On both of my sons scout cars I can get 3 rows of 6 cubes behind the axel. Our rules state we have to use the stock wheelbase. Is that to much in the back?
 
Assuming we're talking about 1/4" tungsten cubes and a thin car, if you can get three rows back there, then your rear wheels are too far forward. Let me rephrase that, your rear wheels are further forward than the considered ideal. With three rows in back, that moves your COM 1/4 - 1/2" closer to the rear axle, which may very well allow the car to pop wheelies or force a lot of steer or both.

You only have to use the stock wheelbase, not the stock location. Put your rear wheels 5/8" from the rear of the car. Two rows of cubes behind the rears, and the rest of the weight right in front of the rear axles.
 
If you took a car body and weighted it with 12 cubes behind axle, wheel weights and as much weight just ahead of the front axle as possible then say a single cube further up to get a 3/4" COM, would that same body perform the same with 10 cubes behind axle, 12 just ahead of axle and no wheel weights? I'm just wondering if the same car body performs the same no matter how you place the weight as long as the COM is the same on each setup. Assuming all the weight is centered side to side in the car and not offset.

If so then I think that wheel weights or plates under the rear axle are only an advantage if the goal is to run a lower COM that isn't attainable by placing 12 cubes behind the axle.

OR, is there something else at work besides COM that makes added weight at the axle line advantageous?
 
Wheels further back wins.

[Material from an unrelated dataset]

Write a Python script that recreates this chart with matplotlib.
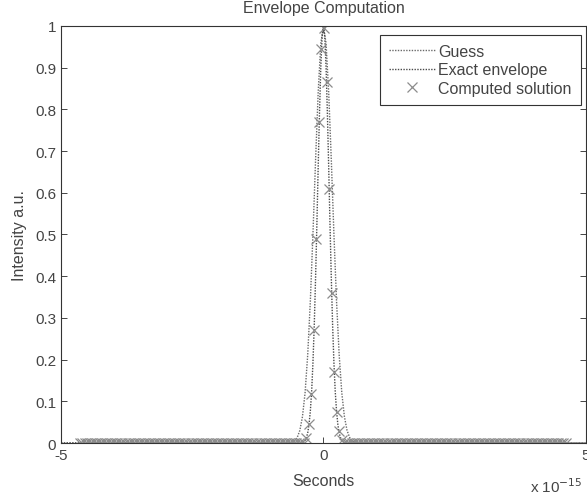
import numpy as np
import matplotlib.pyplot as plt

plt.rcParams['font.family'] = ['Liberation Sans', 'DejaVu Sans']

# time in units of 1e-15 s
guess_t = [-5, -0.7, -0.65, -0.6, -0.55, -0.5, -0.45, -0.4, -0.35, -0.3, -0.25, -0.2, -0.15, -0.1, -0.05,
           0, 0.05, 0.1, 0.15, 0.2, 0.25, 0.3, 0.35, 0.4, 0.45, 0.5, 0.55, 0.6, 0.65, 0.7, 5]
guess_y = [0, 0, 0.001, 0.002, 0.005, 0.013, 0.030, 0.063, 0.120, 0.211, 0.339, 0.500, 0.678, 0.841, 0.958,
           1.0, 0.958, 0.841, 0.678, 0.500, 0.339, 0.211, 0.120, 0.063, 0.030, 0.013, 0.005, 0.002, 0.001, 0, 0]

exact_t = [-5, -0.45, -0.4, -0.35, -0.325, -0.3, -0.275, -0.25, -0.225, -0.2, -0.175, -0.15, -0.125, -0.1,
           -0.075, -0.05, -0.025, 0, 0.025, 0.05, 0.075, 0.1, 0.125, 0.15, 0.175, 0.2, 0.225, 0.25, 0.275,
           0.3, 0.325, 0.35, 0.4, 0.45, 5]
exact_y = [0, 0, 0.001, 0.006, 0.013, 0.024, 0.044, 0.076, 0.123, 0.192, 0.282, 0.395, 0.524, 0.662,
           0.792, 0.902, 0.974, 1.0, 0.974, 0.902, 0.792, 0.662, 0.524, 0.395, 0.282, 0.192, 0.123, 0.076, 0.044,
           0.024, 0.013, 0.006, 0.001, 0, 0]

# computed solution: peak samples
comp_peak_t = [-0.325, -0.277, -0.229, -0.181, -0.133, -0.085, -0.037, 0.011,
               0.059, 0.107, 0.155, 0.203, 0.251, 0.299, 0.347]
comp_peak_y = [0.013, 0.045, 0.118, 0.27, 0.49, 0.77, 0.945, 0.995,
               0.866, 0.61, 0.36, 0.17, 0.074, 0.03, 0.007]
# baseline samples (all zero), sample grid 0.048e-15
grid = np.round(np.arange(-4.645, 4.64, 0.048), 3)
comp_base_t = [t for t in grid if abs(t) > 0.36]
comp_base_y = [0.0] * len(comp_base_t)

comp_t = sorted(comp_base_t + comp_peak_t)
lookup = dict(zip(comp_base_t + comp_peak_t, comp_base_y + comp_peak_y))
comp_y = [lookup[t] for t in comp_t]

fig = plt.figure(figsize=(5.87, 5.02), dpi=100)
ax = fig.add_axes([0.104, 0.1155, 0.894, 0.831])

tc = '#444444'
ax.plot(guess_t, guess_y, linestyle=(0, (1, 1)), color='#6a6a6a', lw=1.0, label='Guess')
ax.plot(exact_t, exact_y, linestyle=(0, (1, 1)), color='#4a4a4a', lw=1.0, label='Exact envelope')
ax.plot(comp_t, comp_y, 'x', color='#8c8c8c', ms=7, mew=0.9, label='Computed solution')

ax.set_xlim(-5, 5)
ax.set_ylim(0, 1)
ax.set_xticks([-5, 0, 5])
ax.set_xticklabels(['-5', '0', '5'])
ax.set_yticks(np.arange(0, 1.01, 0.1))
ax.set_yticklabels(['0', '0.1', '0.2', '0.3', '0.4', '0.5', '0.6', '0.7', '0.8', '0.9', '1'])
ax.tick_params(direction='in', top=True, right=True, labelsize=11, colors=tc, length=4, width=0.7)
for s in ax.spines.values():
    s.set_color('#333333')
    s.set_linewidth(0.8)

ax.set_title('Envelope Computation', fontsize=11.5, color=tc, pad=10)
ax.set_xlabel('Seconds', fontsize=11.5, color=tc, labelpad=8)
ax.set_ylabel('Intensity a.u.', fontsize=11.5, color=tc, labelpad=6)
fig.text(0.903, 0.018, r'x 10$^{-15}$', fontsize=11, color=tc)

leg = ax.legend(loc='upper right', fontsize=11.5, handlelength=2.9, handletextpad=0.2,
                borderpad=0.55, labelspacing=0.22, fancybox=False, framealpha=1,
                borderaxespad=0, bbox_to_anchor=(0.99, 0.978))
leg.get_frame().set_edgecolor('#333333')
leg.get_frame().set_linewidth(0.8)
for t in leg.get_texts():
    t.set_color(tc)

fig.savefig('out.png', dpi=100)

If you have a 3/4" CoM, and the wheels are 5/8" from the end of your 7" car, the CoM is higher on the hill than if you had a 3/4" CoM and wheels at 2" from the end (or 1", or 1.5", etc.).

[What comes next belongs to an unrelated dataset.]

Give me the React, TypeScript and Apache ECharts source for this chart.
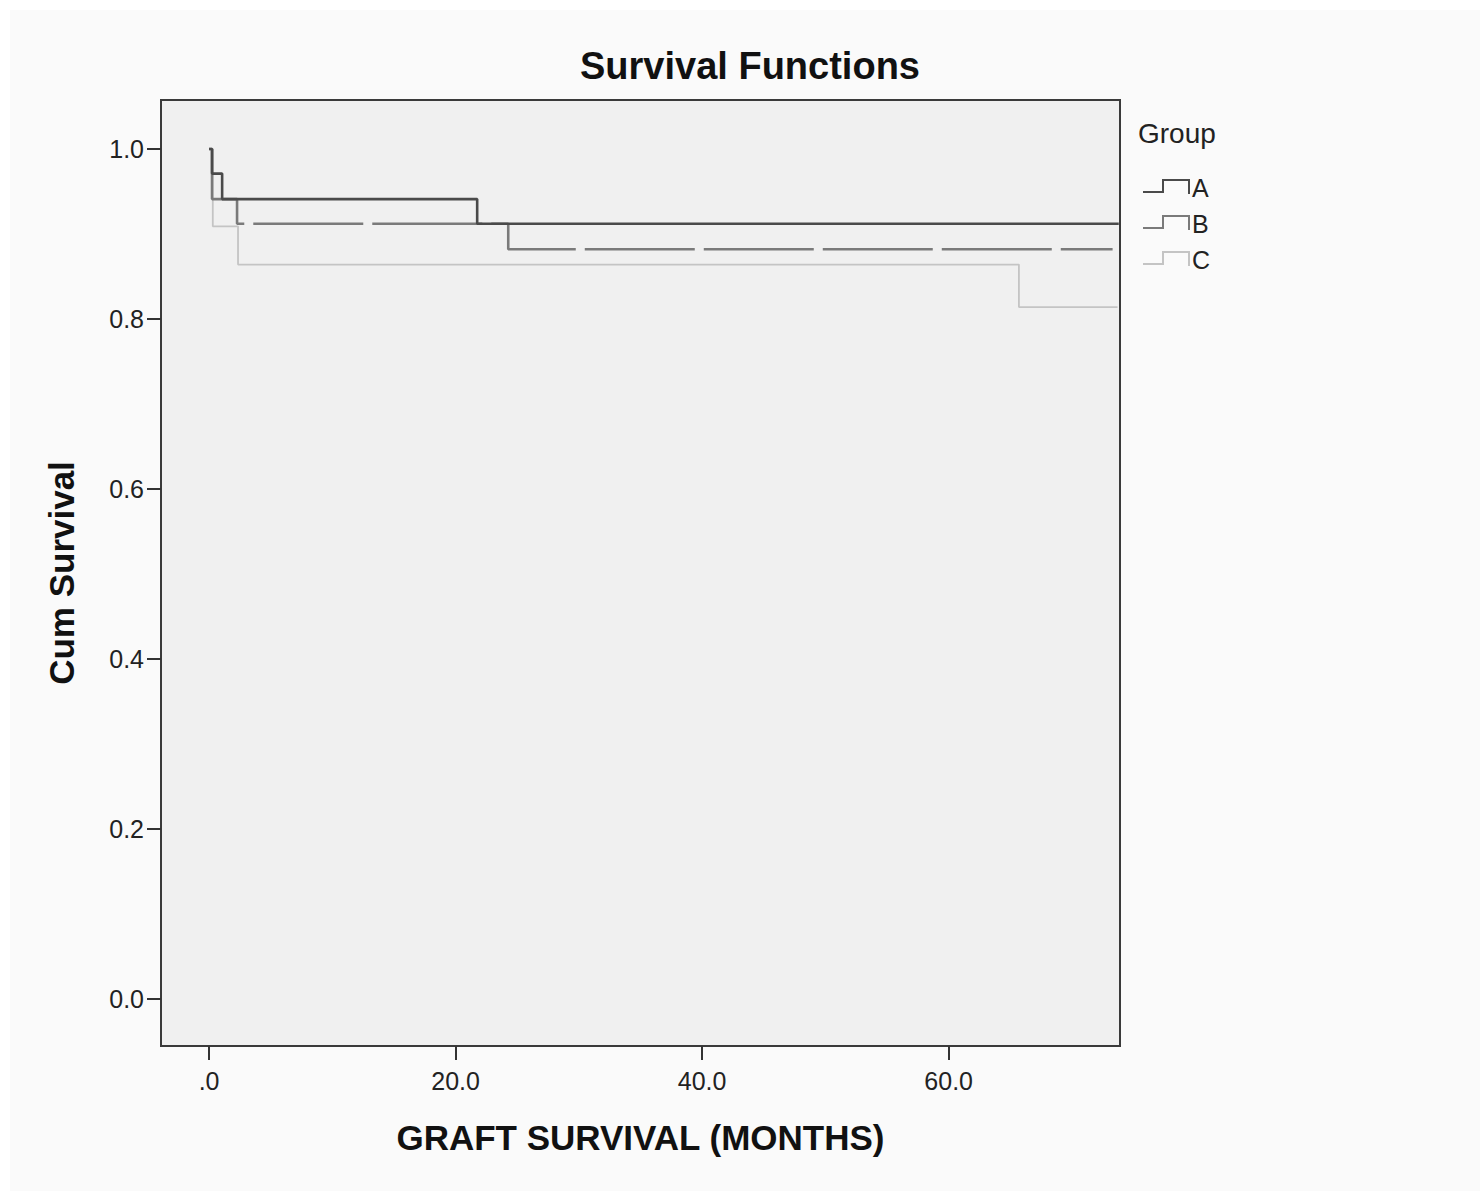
import React, { useEffect, useRef } from "react";
import * as echarts from "echarts";

const groupNames = ["A", "B", "C"];
const timesA = [0, 0.24, 1.06, 21.75, 73.8];
const survA = [1.0, 0.971, 0.941, 0.912, 0.912];
const timesB = [0, 0.24, 2.27, 24.27, 73.3];
const survB = [1.0, 0.941, 0.912, 0.882, 0.882];
const timesC = [0, 0.3, 2.35, 65.7, 73.7];
const survC = [1.0, 0.909, 0.864, 0.814, 0.814];
const xTicks = [0, 20, 40, 60];
const yTicks = [0, 0.2, 0.4, 0.6, 0.8, 1.0];

const colors = ["#4a4a4a", "#7a7a7a", "#c4c4c4"];
const widths = [2.6, 2.6, 1.8];

export default function App() {
  const ref = useRef<HTMLDivElement>(null);
  useEffect(() => {
    document.body.style.margin = "0";
    if (!ref.current) return;
    const chart = echarts.init(ref.current, null, { renderer: "svg" });
    const pairs = (t: number[], s: number[]) => t.map((v, i) => [v, s[i]]);
    const seriesData = [pairs(timesA, survA), pairs(timesB, survB), pairs(timesC, survC)];
    const font = "'Liberation Sans', Arial, sans-serif";

    const legendY = [188, 224, 260];
    const legendGraphics: any[] = [];
    groupNames.forEach((name, i) => {
      const yc = legendY[i];
      legendGraphics.push({
        type: "polyline",
        shape: {
          points: [
            [1143, yc + 4],
            [1163, yc + 4],
            [1163, yc - 8],
            [1189, yc - 8],
            [1189, yc + 6],
          ],
        },
        style: { stroke: colors[i], lineWidth: 2, fill: null },
      });
      legendGraphics.push({
        type: "text",
        x: 1192,
        y: yc,
        style: {
          text: name,
          font: `25px ${font}`,
          fill: "#222",
          verticalAlign: "middle",
        },
      });
    });

    chart.setOption({
      animation: false,
      backgroundColor: "#ffffff",
      textStyle: { fontFamily: font },
      graphic: [
        {
          type: "rect",
          z: -10,
          shape: { x: 10, y: 10, width: 1470, height: 1181 },
          style: { fill: "#fafafa" },
          silent: true,
        },
        {
          type: "text",
          x: 750,
          y: 66,
          style: {
            text: "Survival Functions",
            font: `bold 38px ${font}`,
            fill: "#111",
            align: "center",
            verticalAlign: "middle",
          },
        },
        {
          type: "text",
          x: 1138,
          y: 133,
          style: {
            text: "Group",
            font: `28px ${font}`,
            fill: "#222",
            verticalAlign: "middle",
          },
        },
        ...legendGraphics,
      ],
      grid: {
        left: 161,
        top: 100,
        right: 360,
        bottom: 145,
        show: true,
        backgroundColor: "#f0f0f0",
        borderColor: "#3a3a3a",
        borderWidth: 2,
      },
      xAxis: {
        type: "value",
        min: -3.9,
        max: 73.9,
        name: "GRAFT SURVIVAL (MONTHS)",
        nameLocation: "middle",
        nameGap: 74,
        nameTextStyle: { fontSize: 35, fontWeight: "bold", color: "#111", fontFamily: font },
        axisLine: { show: true, onZero: false, lineStyle: { color: "#3a3a3a", width: 2 } },
        axisTick: {
          show: true,
          inside: false,
          length: 14,
          customValues: xTicks,
          lineStyle: { color: "#333", width: 2 },
        },
        axisLabel: {
          customValues: xTicks,
          margin: 22,
          fontSize: 25,
          color: "#222",
          fontFamily: font,
          formatter: (v: number) => (v === 0 ? ".0" : v.toFixed(1)),
        },
        splitLine: { show: false },
      },
      yAxis: {
        type: "value",
        min: -0.0553,
        max: 1.0576,
        name: "Cum Survival",
        nameLocation: "middle",
        nameGap: 82,
        nameTextStyle: { fontSize: 35, fontWeight: "bold", color: "#111", fontFamily: font },
        axisLine: { show: true, onZero: false, lineStyle: { color: "#3a3a3a", width: 2 } },
        axisTick: {
          show: true,
          inside: false,
          length: 14,
          customValues: yTicks,
          lineStyle: { color: "#333", width: 2 },
        },
        axisLabel: {
          customValues: yTicks,
          margin: 17,
          fontSize: 25,
          color: "#222",
          fontFamily: font,
          formatter: (v: number) => v.toFixed(1),
        },
        splitLine: { show: false },
      },
      series: groupNames.map((name, i) => ({
        name,
        type: "line",
        step: "end",
        data: seriesData[i],
        showSymbol: false,
        symbol: "none",
        z: 3 - i,
        lineStyle: {
          color: colors[i],
          width: widths[i],
          type: i === 1 ? [110, 9] : "solid",
        },
      })),
    });
    return () => chart.dispose();
  }, []);
  return <div ref={ref} style={{ width: 1480, height: 1191 }} />;
}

Also, and I don't know if this has been tested or not, but I believe that a denser CoM (all the weight together) will perform better than a car with the same CoM but with its weight spread out. So, the wheel weights help center the mass, which allows the car to rotate through the transition more easily. Furthermore, they drop the CoM toward the track, which also actually increases the height differential of the CoM (how far it drops).